- What needs to be done: Starting at the first line of the data, print each line verbatim up to and including the line bearing "(12.5,12.5) -- (908,12.5);", omitting pictures.

- Data segment:
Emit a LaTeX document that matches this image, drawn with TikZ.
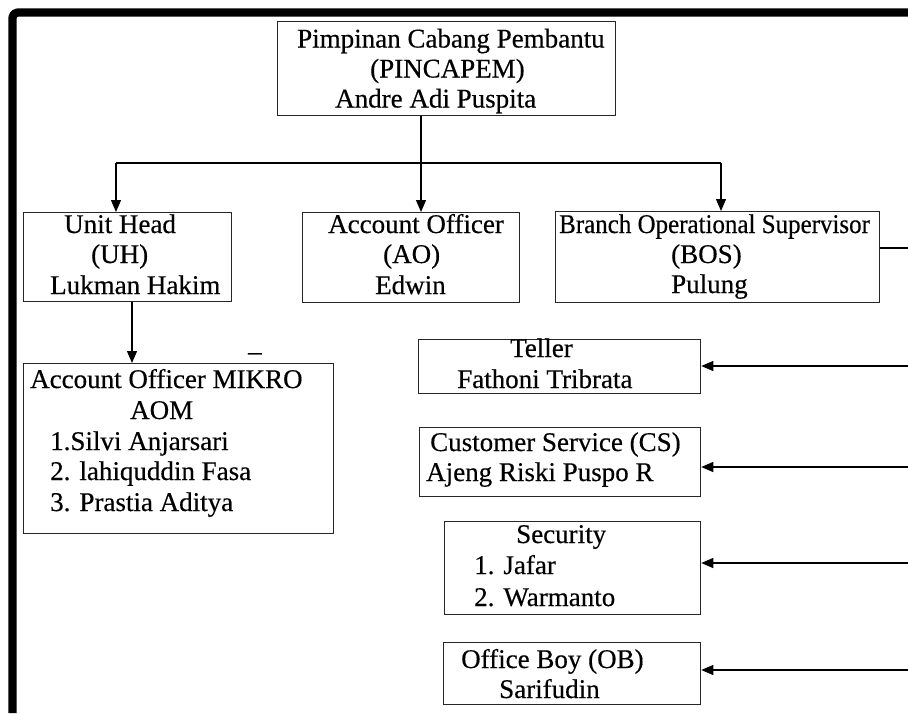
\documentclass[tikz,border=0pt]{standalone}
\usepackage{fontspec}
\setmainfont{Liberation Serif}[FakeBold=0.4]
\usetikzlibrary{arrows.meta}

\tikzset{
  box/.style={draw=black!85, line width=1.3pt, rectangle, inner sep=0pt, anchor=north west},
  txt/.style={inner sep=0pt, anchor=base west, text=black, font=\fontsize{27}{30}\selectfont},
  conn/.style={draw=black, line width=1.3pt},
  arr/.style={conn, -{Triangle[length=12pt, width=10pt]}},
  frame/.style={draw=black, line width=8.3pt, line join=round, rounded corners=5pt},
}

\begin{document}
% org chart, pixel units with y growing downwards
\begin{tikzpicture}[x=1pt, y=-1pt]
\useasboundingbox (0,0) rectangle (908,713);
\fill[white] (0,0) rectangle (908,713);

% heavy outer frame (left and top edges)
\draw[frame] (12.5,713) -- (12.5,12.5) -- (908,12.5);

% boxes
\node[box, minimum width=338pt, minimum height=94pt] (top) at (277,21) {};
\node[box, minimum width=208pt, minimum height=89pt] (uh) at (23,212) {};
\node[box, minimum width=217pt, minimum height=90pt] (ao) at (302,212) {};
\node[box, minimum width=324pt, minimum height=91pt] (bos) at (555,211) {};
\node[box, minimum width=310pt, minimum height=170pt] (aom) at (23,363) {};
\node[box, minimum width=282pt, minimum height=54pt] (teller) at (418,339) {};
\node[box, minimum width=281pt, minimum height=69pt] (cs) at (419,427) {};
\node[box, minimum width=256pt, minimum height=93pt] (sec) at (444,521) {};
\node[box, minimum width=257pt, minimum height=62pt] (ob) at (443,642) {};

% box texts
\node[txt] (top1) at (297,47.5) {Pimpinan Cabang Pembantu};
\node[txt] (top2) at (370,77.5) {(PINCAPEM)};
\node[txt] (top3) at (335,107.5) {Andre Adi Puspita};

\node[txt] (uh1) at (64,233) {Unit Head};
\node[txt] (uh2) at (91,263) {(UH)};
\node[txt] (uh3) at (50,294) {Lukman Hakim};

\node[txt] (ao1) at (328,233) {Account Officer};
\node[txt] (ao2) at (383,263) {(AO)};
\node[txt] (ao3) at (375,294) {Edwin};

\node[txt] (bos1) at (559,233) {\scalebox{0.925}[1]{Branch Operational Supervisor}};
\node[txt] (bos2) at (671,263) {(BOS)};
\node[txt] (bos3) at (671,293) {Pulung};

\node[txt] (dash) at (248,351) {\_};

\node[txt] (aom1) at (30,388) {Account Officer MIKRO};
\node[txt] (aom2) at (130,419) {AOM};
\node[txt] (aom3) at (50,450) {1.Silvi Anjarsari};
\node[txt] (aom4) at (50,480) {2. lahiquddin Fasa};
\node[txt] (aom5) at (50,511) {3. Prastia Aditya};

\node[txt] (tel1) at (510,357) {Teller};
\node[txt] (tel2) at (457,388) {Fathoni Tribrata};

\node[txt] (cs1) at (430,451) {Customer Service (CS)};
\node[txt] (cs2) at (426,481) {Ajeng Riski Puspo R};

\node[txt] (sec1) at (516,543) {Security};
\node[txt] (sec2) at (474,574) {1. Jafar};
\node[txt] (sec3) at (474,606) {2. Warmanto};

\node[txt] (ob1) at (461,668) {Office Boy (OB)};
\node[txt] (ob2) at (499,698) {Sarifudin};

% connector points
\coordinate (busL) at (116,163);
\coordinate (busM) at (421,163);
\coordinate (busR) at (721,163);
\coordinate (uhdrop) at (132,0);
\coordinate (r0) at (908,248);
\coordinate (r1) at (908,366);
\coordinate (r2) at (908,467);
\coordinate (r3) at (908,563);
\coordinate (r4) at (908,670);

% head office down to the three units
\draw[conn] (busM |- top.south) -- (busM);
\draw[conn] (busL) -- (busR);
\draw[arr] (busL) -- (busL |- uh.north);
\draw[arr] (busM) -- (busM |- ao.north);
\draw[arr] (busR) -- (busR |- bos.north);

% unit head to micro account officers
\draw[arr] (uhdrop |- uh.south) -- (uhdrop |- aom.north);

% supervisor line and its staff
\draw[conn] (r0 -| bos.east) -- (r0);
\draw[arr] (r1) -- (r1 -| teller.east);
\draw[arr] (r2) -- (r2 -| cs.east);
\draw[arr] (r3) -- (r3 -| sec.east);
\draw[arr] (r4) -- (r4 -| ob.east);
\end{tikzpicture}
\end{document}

- Output of the exercise:
Emit a LaTeX document that matches this image, drawn with TikZ.
\documentclass[tikz,border=0pt]{standalone}
\usepackage{fontspec}
\setmainfont{Liberation Serif}[FakeBold=0.4]
\usetikzlibrary{arrows.meta}

\tikzset{
  box/.style={draw=black!85, line width=1.3pt, rectangle, inner sep=0pt, anchor=north west},
  txt/.style={inner sep=0pt, anchor=base west, text=black, font=\fontsize{27}{30}\selectfont},
  conn/.style={draw=black, line width=1.3pt},
  arr/.style={conn, -{Triangle[length=12pt, width=10pt]}},
  frame/.style={draw=black, line width=8.3pt, line join=round, rounded corners=5pt},
}

\begin{document}
% org chart, pixel units with y growing downwards
\begin{tikzpicture}[x=1pt, y=-1pt]
\useasboundingbox (0,0) rectangle (908,713);
\fill[white] (0,0) rectangle (908,713);

% heavy outer frame (left and top edges)
\draw[frame] (12.5,713) -- (12.5,12.5) -- (908,12.5);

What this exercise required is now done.